I don’t think this debate can be answered by moving close to the polar extremes and declaring it’s mainly a structural or cyclical problem. For me, it seems obvious that part of the problem is structural. The real question is how large the structural component is and what can be done about it. But no matter how large it is — take a very liberal estimate of the size — I don’t think there’s any way to deny that there is a substantial cyclical component on top of it that demands government action. It’s true that the size of the government action to offset the the cyclical downturn should be connected to the size of the cyclical unemployment problem, but the problem is big enough that politicians won’t come anywhere near to overdoing it. The most optimistic view of what Congress might do would still leave them short of what is needed. We don’t know the exact structural-cyclical breakdown, but the cyclical problem is certainly larger than any imaginable Congressional response. So the excuse for inaction based upon the “it’s all structural” claim isn’t persuasive.
What about the structural problem, does government have any role to play, or does it have to rely upon the private sector to solve this problem by itself? Several points on this. First, even if the problem is mostly structural, the government can still provide people with jobs to bridge the gap until the structural changes are complete. To me, this is better than simply extending unemployment compensation since it allows individuals to contribute something (e.g. work on a project the local community needs). And by giving people jobs, or at least government aid through unemployment compensation, we increase aggregate demand and the that helps firms to do better and speeds the transition.
Second, government can ease the structural problem by making it easier for businesses and individuals to relocate. People are understandably reluctant to leave the place they have lived for years and years, but government incentives to relocate (tax breaks, subsidies, etc.), can help. So can efforts to provide individuals in communities suffering from high unemployment with information about where job prospects are better, as can retraining programs (though these aren’t always as effective as hoped). In a deep, widespread recession places that need workers may be hard to find, but not always and knowing where there are better opportunities for employment can be helpful. Businesses can also be induced to relocate through tax and other incentives, though the tax competition that accomplishes this may strip local governments of needed tax revenue, so I’d prefer these programs originate at the federal level. And there can also be government encouragements to speed the investments that are needed to complete the transition.

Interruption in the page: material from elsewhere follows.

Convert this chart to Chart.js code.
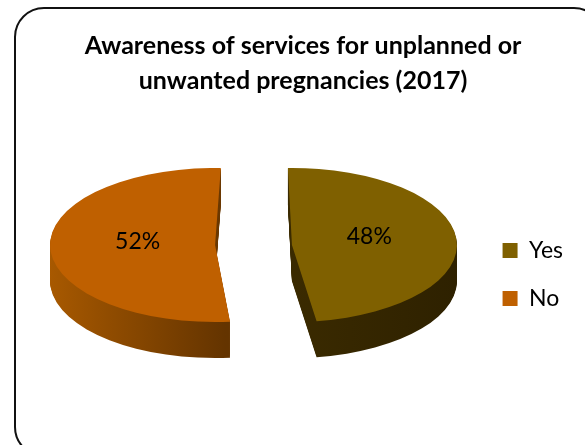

But the main things I want to emphasize are that no matter how large the structural problem is, cyclical unemployment is also a big problem, so the claim that government is powerless because it’s all structural doesn’t hold. And the claim that the existence of a structural problem means there’s nothing the government can do is also incorrect. If nothing else, the government can help workers during the transition. In addition, though the opportunities here are more limited, there are also things the government can do to make the transition happen sooner rather than later.